For the eccentric mass non-uniformity where the separation of variables is not possible, the solution is expressed as a linear combination of all modes of the circular membrane with the corresponding concentric mass non-uniformity in this paper as they represent a complete set of eigenvectors. Considering only a finite number of modes, an algorithm is developed to compute the natural frequencies and mode shapes of the circular membrane. To the best of author's knowledge, this method has not been used to compute natural frequencies and mode shapes of a circular membrane with eccentric inhomogeneity in the mass distribution. This approach has been used to develop a reduced-order model of a mistuned bladed disk [16], where the cyclic symmetry is lost because of variations in modal properties of blades, known as mistuning. In fact, like a mistuned bladed disk, the cyclic symmetry is lost in the circular membrane because of eccentricity of mass distribution. Again, compared to Fourier-Chebyshev method, this method is very simple to implement. And, there is no need to find the equivalent stiffness at the boundary of circular Syahi region as required by Ramakrishna [4].
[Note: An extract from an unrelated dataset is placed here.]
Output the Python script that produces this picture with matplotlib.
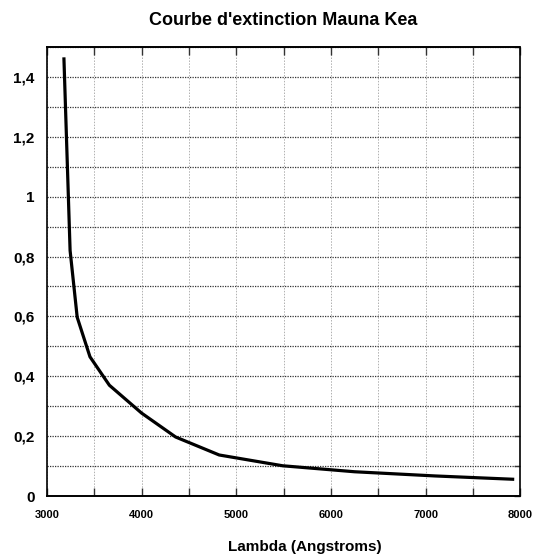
import matplotlib
matplotlib.use("Agg")
import matplotlib.pyplot as plt
from matplotlib.ticker import MultipleLocator, FuncFormatter

plt.rcParams["font.family"] = ["Liberation Sans", "DejaVu Sans"]
plt.rcParams["font.weight"] = "bold"

# Mauna Kea extinction curve (magnitudes per airmass vs wavelength)
wavelength = [3180, 3245, 3320, 3455, 3660, 4000, 4360, 4820, 5490, 6250, 7100, 7920]
extinction = [1.46, 0.82, 0.597, 0.465, 0.37, 0.277, 0.197, 0.137, 0.101, 0.081, 0.067, 0.056]

fig = plt.figure(figsize=(5.33, 5.59), dpi=100)
ax = fig.add_axes([0.088, 0.1127, 0.888, 0.8033])

ax.plot(wavelength, extinction, color="black", lw=2.3, solid_joinstyle="miter")

ax.set_xlim(3000, 8000)
ax.set_ylim(0, 1.5)

ax.xaxis.set_major_locator(MultipleLocator(1000))
ax.xaxis.set_minor_locator(MultipleLocator(500))
ax.yaxis.set_major_locator(MultipleLocator(0.2))
ax.yaxis.set_minor_locator(MultipleLocator(0.1))
ax.yaxis.set_major_formatter(FuncFormatter(lambda v, _: f"{v:g}".replace(".", ",")))

# vertical grid light grey, horizontal grid dark dotted
ax.grid(which="both", axis="x", color="#b0b0b0", ls=(0, (1.5, 1.5)), lw=0.7)
ax.grid(which="both", axis="y", color="#333333", ls=(0, (1, 1)), lw=0.9)

ax.tick_params(which="both", direction="in", top=True, right=True, left=False,
               width=1, color="#333333")
ax.tick_params(which="both", axis="x", length=6)
ax.tick_params(which="both", axis="y", length=4)
ax.tick_params(axis="x", labelsize=8, pad=10)
ax.tick_params(axis="y", labelsize=11, pad=9)

for side in ("left", "right"):
    ax.spines[side].set_linewidth(1.2)
for side in ("top", "bottom"):
    ax.spines[side].set_linestyle((0, (1, 1)))
    ax.spines[side].set_linewidth(1.4)

ax.set_title("Courbe d'extinction Mauna Kea", fontsize=13, fontweight="bold", pad=16)
ax.set_xlabel("Lambda (Angstroms)", fontsize=11, fontweight="bold")
ax.xaxis.set_label_coords(0.545, -0.097)

fig.savefig("out.png", dpi=100)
First, the governing partial differential equation of motion and associated boundary conditions are presented. Next, new algorithms to compute natural frequencies and mode shapes of circular membranes with concentric and eccentric inhomogeneities are presented. Then, numerical results are presented for the mass density of the circular membrane with Syahi, developed by Sathej and Adhikari [7]. Lastly, Matlab PDE toolbox [17] is used to obtain natural frequencies and mode shapes via Finite Element Method (FEM) for comparison with those from techniques developed in this paper. Results from new algorithms are also compared to those by Sathej and Adhikari [7].